Word for word, copy all the data and drop the pictures.

● **INFORMATION SUPPLIED**:
· · · · ·

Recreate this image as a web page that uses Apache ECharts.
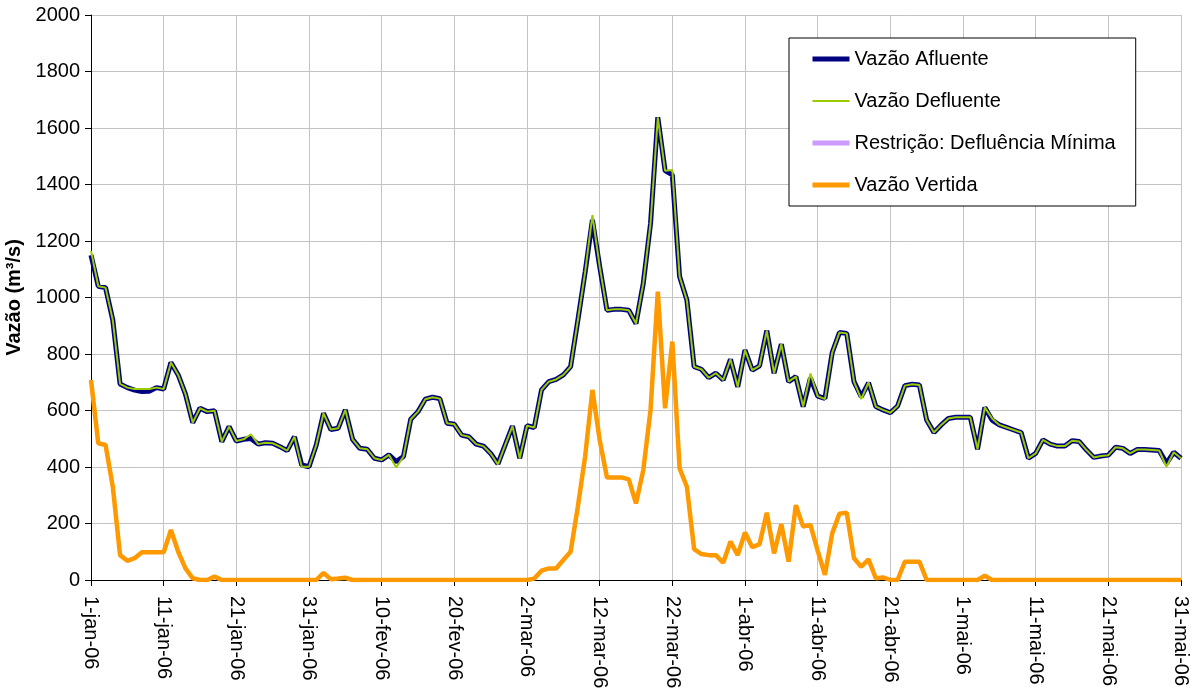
<!DOCTYPE html>
<html><head><meta charset="utf-8">
<script src="https://cdn.jsdelivr.net/npm/echarts@6/dist/echarts.min.js"></script>
<style>html,body{margin:0;padding:0;background:#fff}#c{width:1193px;height:688px}</style>
</head><body><div id="c"></div>
<script>
// Category labels: daily, 1-jan-06 .. 31-mai-06
const monthNames = ['jan','fev','mar','abr','mai'];
const monthLengths = [31,28,31,30,31];
const categories = [];
monthNames.forEach(function(m, i){ for (let d = 1; d <= monthLengths[i]; d++) categories.push(d + '-' + m + '-06'); });

const seriesNames = ['Vazão Afluente','Vazão Defluente','Restrição: Defluência Mínima','Vazão Vertida'];

const afluente = [
1150,1040,1035,920,694,681,672,667,668,681,
676,770,726,658,557,608,596,599,490,543,
492,498,501,481,486,484,472,458,507,407,
401,478,590,533,537,602,498,466,463,431,
425,443,419,437,569,596,640,647,642,555,
551,513,507,481,474,448,411,478,545,431,
546,540,673,702,710,726,755,920,1090,1275,
1110,955,958,958,955,908,1050,1262,1638,1449,
1434,1074,991,755,746,716,732,708,781,684,
814,743,758,883,732,835,702,720,614,715,
651,643,805,876,873,702,649,698,614,602,
592,616,688,693,690,566,522,549,572,576,
576,576,463,611,566,549,540,531,522,431,
448,496,481,474,474,493,490,460,434,439,
442,470,466,448,462,462,460,458,413,452,
431];

const defluente = [
1165,1040,1035,920,694,681,676,676,676,681,
676,770,726,658,557,608,596,599,490,543,
492,498,516,481,486,484,472,458,507,401,
401,478,590,533,537,602,498,466,463,431,
425,443,398,437,569,596,640,647,642,555,
551,513,507,481,474,448,409,478,545,431,
546,540,673,702,710,726,755,920,1090,1292,
1110,955,958,958,955,908,1050,1262,1638,1449,
1451,1074,991,755,746,716,732,708,781,684,
814,743,758,883,732,835,702,720,614,731,
651,640,805,876,873,702,640,700,614,602,
592,616,688,693,690,566,522,549,572,576,
576,576,463,611,572,549,540,531,522,431,
448,496,481,474,474,493,490,460,434,439,
442,470,466,448,462,462,460,458,401,452,
431];

const restricao = [];

const vertida = [
708,484,478,330,88,68,77,98,98,98,
98,177,100,41,6,0,0,12,0,0,
0,0,0,0,0,0,0,0,0,0,
0,0,25,3,5,8,0,0,0,0,
0,0,0,0,0,0,0,0,0,0,
0,0,0,0,0,0,0,0,0,0,
0,5,33,41,41,71,100,260,437,673,
496,363,363,363,356,271,389,602,1021,608,
844,395,330,109,92,88,88,61,136,88,
168,116,127,238,94,198,65,265,189,195,
104,18,165,235,238,77,47,73,6,9,
0,0,65,65,65,0,0,0,0,0,
0,0,0,15,0,0,0,0,0,0,
0,0,0,0,0,0,0,0,0,0,
0,0,0,0,0,0,0,0,0,0,
0];

const yMin = 0, yMax = 2000, yStep = 200;
const FONT = "'Liberation Sans', Arial, sans-serif";
const colors = ['#000080', '#99cc00', '#cc99ff', '#ff9900'];
const widths = [5, 2, 5, 4.5];

const chart = echarts.init(document.getElementById('c'), null, {renderer:'canvas'});
chart.setOption({
  animation: false,
  backgroundColor: '#fff',
  textStyle: {fontFamily: FONT},
  grid: {left: 91, right: 12, top: 15, bottom: 108, containLabel: false, outerBoundsMode: 'none'},
  legend: {
    orient: 'vertical', left: 789, top: 38,
    padding: [11, 20, 11, 21], itemGap: 22, itemWidth: 37, itemHeight: 20,
    backgroundColor: '#fff', borderColor: '#000', borderWidth: 1, borderRadius: 0,
    textStyle: {fontSize: 20, color: '#000', fontFamily: FONT},
    itemStyle: {color: 'rgba(0,0,0,0)', borderWidth: 0, opacity: 0},
    data: seriesNames.map(function(n, i){
      return {name: n, itemStyle: {color: 'rgba(0,0,0,0)', borderWidth: 0, opacity: 0},
              lineStyle: {color: colors[i], width: i === 1 ? 2 : 5}};
    })
  },
  xAxis: {
    type: 'category', data: categories, boundaryGap: false,
    axisLine: {lineStyle: {color: '#000', width: 1}},
    axisTick: {show: true, interval: 9, length: 6, lineStyle: {color: '#000'}},
    axisLabel: {interval: 9, rotate: -90, fontSize: 20, color: '#000', margin: 16, fontFamily: FONT},
    splitLine: {show: true, interval: 9, lineStyle: {color: '#c4c4c4', width: 1}}
  },
  yAxis: {
    type: 'value', min: yMin, max: yMax, interval: yStep,
    name: 'Vazão (m³/s)', nameLocation: 'middle', nameGap: 61,
    nameTextStyle: {fontSize: 20, fontWeight: 'bold', color: '#000', fontFamily: FONT},
    axisLine: {show: true, lineStyle: {color: '#000', width: 1}},
    axisTick: {show: true, length: 6, lineStyle: {color: '#000'}},
    axisLabel: {fontSize: 20, color: '#000', margin: 11, fontFamily: FONT,
                formatter: function(v){ return String(v); }},
    splitLine: {show: true, lineStyle: {color: '#c4c4c4', width: 1}}
  },
  series: seriesNames.map(function(n, i){
    return {name: n, type: 'line', data: [afluente, defluente, restricao, vertida][i],
            symbol: 'none', color: colors[i], lineStyle: {color: colors[i], width: widths[i]}};
  })
});
</script></body></html>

· · · · ·

● **FINISHED TASK**:
Recreate this image as a web page that uses Apache ECharts.
<!DOCTYPE html>
<html><head><meta charset="utf-8">
<script src="https://cdn.jsdelivr.net/npm/echarts@6/dist/echarts.min.js"></script>
<style>html,body{margin:0;padding:0;background:#fff}#c{width:1193px;height:688px}</style>
</head><body><div id="c"></div>
<script>
// Category labels: daily, 1-jan-06 .. 31-mai-06
const monthNames = ['jan','fev','mar','abr','mai'];
const monthLengths = [31,28,31,30,31];
const categories = [];
monthNames.forEach(function(m, i){ for (let d = 1; d <= monthLengths[i]; d++) categories.push(d + '-' + m + '-06'); });

const seriesNames = ['Vazão Afluente','Vazão Defluente','Restrição: Defluência Mínima','Vazão Vertida'];

const afluente = [
1150,1040,1035,920,694,681,672,667,668,681,
676,770,726,658,557,608,596,599,490,543,
492,498,501,481,486,484,472,458,507,407,
401,478,590,533,537,602,498,466,463,431,
425,443,419,437,569,596,640,647,642,555,
551,513,507,481,474,448,411,478,545,431,
546,540,673,702,710,726,755,920,1090,1275,
1110,955,958,958,955,908,1050,1262,1638,1449,
1434,1074,991,755,746,716,732,708,781,684,
814,743,758,883,732,835,702,720,614,715,
651,643,805,876,873,702,649,698,614,602,
592,616,688,693,690,566,522,549,572,576,
576,576,463,611,566,549,540,531,522,431,
448,496,481,474,474,493,490,460,434,439,
442,470,466,448,462,462,460,458,413,452,
431];

const defluente = [
1165,1040,1035,920,694,681,676,676,676,681,
676,770,726,658,557,608,596,599,490,543,
492,498,516,481,486,484,472,458,507,401,
401,478,590,533,537,602,498,466,463,431,
425,443,398,437,569,596,640,647,642,555,
551,513,507,481,474,448,409,478,545,431,
546,540,673,702,710,726,755,920,1090,1292,
1110,955,958,958,955,908,1050,1262,1638,1449,
1451,1074,991,755,746,716,732,708,781,684,
814,743,758,883,732,835,702,720,614,731,
651,640,805,876,873,702,640,700,614,602,
592,616,688,693,690,566,522,549,572,576,
576,576,463,611,572,549,540,531,522,431,
448,496,481,474,474,493,490,460,434,439,
442,470,466,448,462,462,460,458,401,452,
431];

const restricao = [];

const vertida = [
708,484,478,330,88,68,77,98,98,98,
98,177,100,41,6,0,0,12,0,0,
0,0,0,0,0,0,0,0,0,0,
0,0,25,3,5,8,0,0,0,0,
0,0,0,0,0,0,0,0,0,0,
0,0,0,0,0,0,0,0,0,0,
0,5,33,41,41,71,100,260,437,673,
496,363,363,363,356,271,389,602,1021,608,
844,395,330,109,92,88,88,61,136,88,
168,116,127,238,94,198,65,265,189,195,
104,18,165,235,238,77,47,73,6,9,
0,0,65,65,65,0,0,0,0,0,
0,0,0,15,0,0,0,0,0,0,
0,0,0,0,0,0,0,0,0,0,
0,0,0,0,0,0,0,0,0,0,
0];

const yMin = 0, yMax = 2000, yStep = 200;
const FONT = "'Liberation Sans', Arial, sans-serif";
const colors = ['#000080', '#99cc00', '#cc99ff', '#ff9900'];
const widths = [5, 2, 5, 4.5];

const chart = echarts.init(document.getElementById('c'), null, {renderer:'canvas'});
chart.setOption({
  animation: false,
  backgroundColor: '#fff',
  textStyle: {fontFamily: FONT},
  grid: {left: 91, right: 12, top: 15, bottom: 108, containLabel: false, outerBoundsMode: 'none'},
  legend: {
    orient: 'vertical', left: 789, top: 38,
    padding: [11, 20, 11, 21], itemGap: 22, itemWidth: 37, itemHeight: 20,
    backgroundColor: '#fff', borderColor: '#000', borderWidth: 1, borderRadius: 0,
    textStyle: {fontSize: 20, color: '#000', fontFamily: FONT},
    itemStyle: {color: 'rgba(0,0,0,0)', borderWidth: 0, opacity: 0},
    data: seriesNames.map(function(n, i){
      return {name: n, itemStyle: {color: 'rgba(0,0,0,0)', borderWidth: 0, opacity: 0},
              lineStyle: {color: colors[i], width: i === 1 ? 2 : 5}};
    })
  },
  xAxis: {
    type: 'category', data: categories, boundaryGap: false,
    axisLine: {lineStyle: {color: '#000', width: 1}},
    axisTick: {show: true, interval: 9, length: 6, lineStyle: {color: '#000'}},
    axisLabel: {interval: 9, rotate: -90, fontSize: 20, color: '#000', margin: 16, fontFamily: FONT},
    splitLine: {show: true, interval: 9, lineStyle: {color: '#c4c4c4', width: 1}}
  },
  yAxis: {
    type: 'value', min: yMin, max: yMax, interval: yStep,
    name: 'Vazão (m³/s)', nameLocation: 'middle', nameGap: 61,
    nameTextStyle: {fontSize: 20, fontWeight: 'bold', color: '#000', fontFamily: FONT},
    axisLine: {show: true, lineStyle: {color: '#000', width: 1}},
    axisTick: {show: true, length: 6, lineStyle: {color: '#000'}},
    axisLabel: {fontSize: 20, color: '#000', margin: 11, fontFamily: FONT,
                formatter: function(v){ return String(v); }},
    splitLine: {show: true, lineStyle: {color: '#c4c4c4', width: 1}}
  },
  series: seriesNames.map(function(n, i){
    return {name: n, type: 'line', data: [afluente, defluente, restricao, vertida][i],
            symbol: 'none', color: colors[i], lineStyle: {color: colors[i], width: widths[i]}};
  })
});
</script></body></html>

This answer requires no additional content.